Feb. 7 (Bloomberg) -- Mexican glassmaker Vitro SAB said a judge in Monterrey gave final approval to restructure $1.5 billion of defaulted debt over the objections of U.S. creditors.
The approval by Judge Sandra Lopez concludes a three-year legal battle in Mexico that began when the nation’s largest glassmaker defaulted on debt, including $1.2 billion of U.S. bonds. Lopez let $1.9 billion of intercompany loans that Vitro created after the default be included in the vote, which ended up 74 percent in favor of the refinancing plan.

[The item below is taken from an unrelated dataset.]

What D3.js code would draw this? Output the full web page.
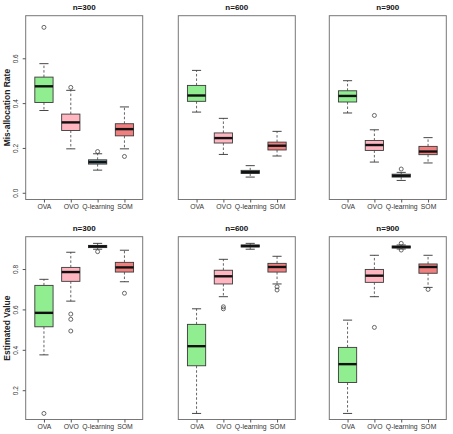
<!DOCTYPE html>
<html><head><meta charset="utf-8">
<script src="https://cdn.jsdelivr.net/npm/d3@7"></script>
<style>body{margin:0;background:#fff;font-family:"Liberation Sans",Arial,sans-serif}</style>
</head><body><svg id="c" width="453" height="434"></svg>
<script>
const methods = ["OVA", "OVO", "Q-learning", "SOM"];
const colors = ["#90EE90", "#FFB6C1", "#86AAB8", "#F08080"];
const panelTitles = ["n=300", "n=600", "n=900"];
const rowTitles = ["Mis-allocation Rate", "Estimated Value"];
const topTicks = [0.0, 0.2, 0.4, 0.6];
const bottomTicks = [0.2, 0.4, 0.6, 0.8];

// each stat: [whiskerLow, q1, median, q3, whiskerHigh, outliers]
const misN300 = [
  [0.367, 0.403, 0.475, 0.516, 0.576, [0.738]],
  [0.196, 0.278, 0.314, 0.351, 0.457, [0.470]],
  [0.101, 0.128, 0.137, 0.147, 0.174, [0.184]],
  [0.196, 0.254, 0.284, 0.308, 0.383, [0.162]]
];
const misN600 = [
  [0.360, 0.408, 0.434, 0.479, 0.546, []],
  [0.171, 0.222, 0.244, 0.267, 0.332, []],
  [0.070, 0.086, 0.092, 0.100, 0.121, []],
  [0.164, 0.191, 0.210, 0.226, 0.274, []]
];
const misN900 = [
  [0.356, 0.405, 0.432, 0.455, 0.500, []],
  [0.137, 0.189, 0.213, 0.233, 0.281, [0.345]],
  [0.055, 0.070, 0.076, 0.083, 0.091, [0.106]],
  [0.133, 0.170, 0.184, 0.207, 0.246, []]
];
const valN300 = [
  [0.375, 0.514, 0.583, 0.719, 0.749, [0.085]],
  [0.641, 0.739, 0.785, 0.808, 0.883, [0.577, 0.551, 0.493]],
  [0.898, 0.906, 0.912, 0.917, 0.927, [0.886]],
  [0.737, 0.785, 0.808, 0.833, 0.893, [0.680]]
];
const valN600 = [
  [0.085, 0.321, 0.418, 0.526, 0.603, []],
  [0.663, 0.726, 0.764, 0.794, 0.848, [0.613, 0.603]],
  [0.898, 0.909, 0.914, 0.919, 0.927, []],
  [0.726, 0.785, 0.810, 0.828, 0.863, [0.712, 0.696]]
];
const valN900 = [
  [0.085, 0.238, 0.329, 0.412, 0.547, []],
  [0.663, 0.734, 0.767, 0.798, 0.868, [0.511]],
  [0.899, 0.904, 0.909, 0.914, 0.919, [0.927, 0.894]],
  [0.709, 0.779, 0.810, 0.825, 0.868, [0.699]]
];
const rows = [
  {data: [misN300, misN600, misN900], domain: [-0.03, 0.79], ticks: topTicks, top: 15.7, bottom: 199.5, fmt: d3.format(".1f")},
  {data: [valN300, valN600, valN900], domain: [0.055, 0.96], ticks: bottomTicks, top: 236.7, bottom: 419.5, fmt: d3.format(".1f")}
];
const lefts = [25.7, 178.3, 329.3];
const pw = 117;

const svg = d3.select("#c");

rows.forEach((row, ri) => {
  const y = d3.scaleLinear().domain(row.domain).range([row.bottom, row.top]);
  row.data.forEach((stats, pi) => {
    const x = d3.scaleLinear().domain([0.32, 4.68]).range([lefts[pi], lefts[pi] + pw]);
    const g = svg.append("g");
    const bw = (x(1.34) - x(1)) ; // half width
    stats.forEach((s, i) => {
      const cx = x(i + 1);
      const [lo, q1, med, q3, hi, outs] = s;
      // whiskers
      g.append("line").attr("x1", cx).attr("x2", cx).attr("y1", y(q3)).attr("y2", y(hi))
        .attr("stroke", "#555").attr("stroke-width", 0.9).attr("stroke-dasharray", "2.5,2");
      g.append("line").attr("x1", cx).attr("x2", cx).attr("y1", y(q1)).attr("y2", y(lo))
        .attr("stroke", "#555").attr("stroke-width", 0.9).attr("stroke-dasharray", "2.5,2");
      // caps
      [lo, hi].forEach(v => g.append("line").attr("x1", cx - bw / 2).attr("x2", cx + bw / 2)
        .attr("y1", y(v)).attr("y2", y(v)).attr("stroke", "#333").attr("stroke-width", 0.9));
      // box
      g.append("rect").attr("x", cx - bw).attr("width", 2 * bw)
        .attr("y", y(q3)).attr("height", Math.max(0.5, y(q1) - y(q3)))
        .attr("fill", colors[i]).attr("stroke", "#3a3a3a").attr("stroke-width", 0.9);
      // median
      g.append("line").attr("x1", cx - bw).attr("x2", cx + bw).attr("y1", y(med)).attr("y2", y(med))
        .attr("stroke", "#111").attr("stroke-width", 2.4);
      // outliers
      outs.forEach(o => g.append("circle").attr("cx", cx).attr("cy", y(o)).attr("r", 2)
        .attr("fill", "none").attr("stroke", "#444").attr("stroke-width", 0.8));
    });
    // frame
    g.append("rect").attr("x", lefts[pi]).attr("y", row.top).attr("width", pw).attr("height", row.bottom - row.top)
      .attr("fill", "none").attr("stroke", "#777").attr("stroke-width", 1);
    // x axis
    const xa = g.append("g").attr("transform", `translate(0,${row.bottom})`)
      .call(d3.axisBottom(x).tickValues([1, 2, 3, 4]).tickFormat((d, k) => methods[k]).tickSize(3).tickPadding(2));
    xa.select(".domain").remove();
    xa.selectAll("line").attr("stroke", "#555");
    xa.selectAll("text").attr("font-size", "6.8px").attr("fill", "#333").attr("font-family", "Liberation Sans, Arial, sans-serif");
    // title
    g.append("text").attr("x", lefts[pi] + pw / 2).attr("y", row.top - 6).attr("text-anchor", "middle")
      .attr("font-size", "8px").attr("font-weight", "bold").attr("fill", "#111").text(panelTitles[pi]);
    if (pi === 0) {
      const ya = g.append("g").attr("transform", `translate(${lefts[pi]},0)`)
        .call(d3.axisLeft(y).tickValues(row.ticks).tickFormat(row.fmt).tickSize(3).tickPadding(2));
      ya.select(".domain").remove();
      ya.selectAll("line").attr("stroke", "#555");
      ya.selectAll("text").attr("font-size", "6.5px").attr("fill", "#333")
        .attr("font-family", "Liberation Sans, Arial, sans-serif")
        .attr("text-anchor", "middle").attr("x", 0).attr("dy", 0)
        .attr("transform", "translate(-7.5,0) rotate(-90)");
      g.append("text").attr("transform", `translate(10,${(row.top + row.bottom) / 2}) rotate(-90)`)
        .attr("text-anchor", "middle").attr("font-size", "8.5px").attr("font-weight", "bold").attr("fill", "#222")
        .text(rowTitles[ri]);
    }
  });
});
</script></body></html>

U.S. noteholders, including Elliott Management Corp., opposed the plan in Mexican and U.S. courts, arguing that the inclusion of intercompany debt let Vitro dictate restructuring terms. Vitro failed to make its debt payments in February 2009 after construction and auto glass sales plunged during the U.S.’s worst recession since the 1930s. The San Pedro Garza Garcia, Mexico-based company also incurred $340 million of derivative losses in bad bets on natural gas and currencies.
The refinancing plan, which was presented by a court-appointed arbitrator and based on Vitro’s proposal, swaps the defaulted debt for $814.6 million of new bonds maturing in 2019 with an interest rate of 8 percent and $95.8 million of debt convertible to shares with an interest rate of 12 percent.